What’s next for tariffs? Trump’s beef with Australia could threaten our biggest US export

His LambPro business ships up to 2000 lambs a week to the US and Bull said he would either have to take a hit, raise prices or send lamb to other markets.
“Other markets look more attractive now,” Bull said, citing Japan, China and Singapore as options.
Australian Farm Institute director Katie McRobert said China’s recent bans on Australian wine showed how disruptive tariffs could be, especially for livestock, which cannot be held back from sale until a new market opens, unlike steel and aluminium.
Local wine producers were effectively barred from the lucrative Chinese market in 2020. The local industry is still struggling and some businesses never recovered.
“China’s three-year tariffs on Australian wine were the nail in the coffin for some Australian producers.
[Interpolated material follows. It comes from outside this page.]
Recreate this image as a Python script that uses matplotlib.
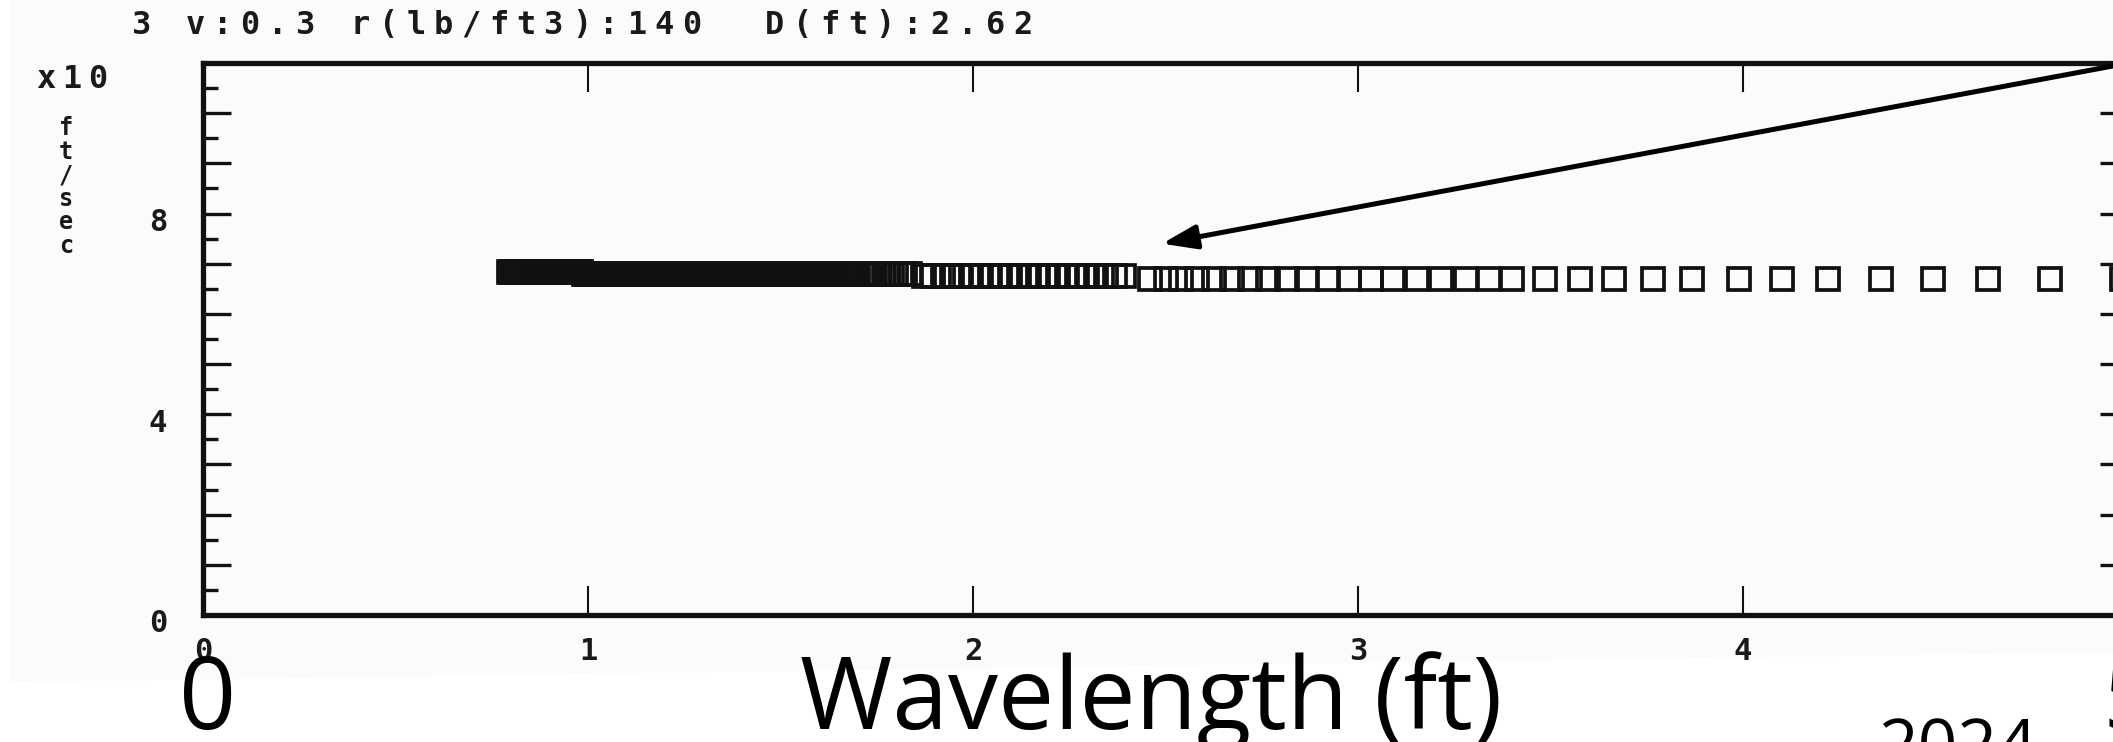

We’ve ended up with a huge wine glut and some southern growers have ripped out vines or left the industry as a result,” McRobert said.
“We can stockpile steel – we can’t stockpile a steer. Livestock producers have to make long-term decisions on stocking rates, feed regimes, breeding plans and pasture management.”
Vince Heffernan, who runs sheep on his property at Cooma in southern NSW, said while he doesn’t export to the US, a tariff on lamb will be bad for business because more produce would likely remain in Australia and drive down prices.
“We have a pretty lean existence right now,” Heffernan warns.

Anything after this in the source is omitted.